Search code examples
mysqlpython-2.7mysql-connector-python

Bulk update MySql with python


I have to update millions of row into MySQL. I am currently using for loop to execute query. To make the update faster I want to use executemany() of Python MySQL Connector, so that I can update in batches using single query for each batch.


Solution

  • I don't think mysqldb has a way of handling multiple UPDATE queries at one time.

    But you can use an INSERT query with ON DUPLICATE KEY UPDATE condition at the end.

    I written the following example for ease of use and readability.

    import MySQLdb
    
    def update_many(data_list=None, mysql_table=None):
        """
        Updates a mysql table with the data provided.

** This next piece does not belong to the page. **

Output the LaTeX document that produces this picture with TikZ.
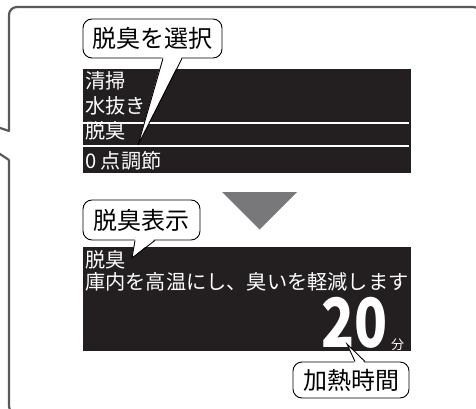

If the key is not unique, the
        data will be inserted into the table.
    
        The dictionaries must have all the same keys due to how the query is built.
    
        Param:
            data_list (List):
                A list of dictionaries where the keys are the mysql table
                column names, and the values are the update values
            mysql_table (String):
                The mysql table to be updated.
        """
    
        # Connection and Cursor
        conn = MySQLdb.connect('localhost', 'jeff', 'atwood', 'stackoverflow')
        cur = conn.cursor()
    
        query = ""
        values = []
    
        for data_dict in data_list:
    
            if not query:
                columns = ', '.join('`{0}`'.format(k) for k in data_dict)
                duplicates = ', '.join('{0}=VALUES({0})'.format(k) for k in data_dict)
                place_holders = ', '.join('%s'.format(k) for k in data_dict)
                query = "INSERT INTO {0} ({1}) VALUES ({2})".format(mysql_table, columns, place_holders)
                query = "{0} ON DUPLICATE KEY UPDATE {1}".format(query, duplicates)
    
            v = data_dict.values()
            values.append(v)
    
        try:
            cur.executemany(query, values)
        except MySQLdb.Error, e:
            try:
                print"MySQL Error [%d]: %s" % (e.args[0], e.args[1])
            except IndexError:
                print "MySQL Error: %s" % str(e)
    
            conn.rollback()
            return False
    
        conn.commit()
        cur.close()
        conn.close()
    

    Explanation of one liners

    columns = ', '.join('`{}`'.format(k) for k in data_dict)
    

    is the same as

    column_list = []
    for k in data_dict:
        column_list.append(k)
    columns = ", ".join(columns)
    

    Here's an example of usage

    test_data_list = []
    test_data_list.append( {'id' : 1, 'name' : 'Marco', 'articles' : 1 } )
    test_data_list.append( {'id' : 2, 'name' : 'Keshaw', 'articles' : 8 } )
    test_data_list.append( {'id' : 3, 'name' : 'Wes', 'articles' : 0 } )
    
    update_many(data_list=test_data_list, mysql_table='writers')
    

    Query output

    INSERT INTO writers (`articles`, `id`, `name`) VALUES (%s, %s, %s) ON DUPLICATE KEY UPDATE articles=VALUES(articles), id=VALUES(id), name=VALUES(name)
    

    Values output

    [[1, 1, 'Marco'], [8, 2, 'Keshaw'], [0, 3, 'Wes']]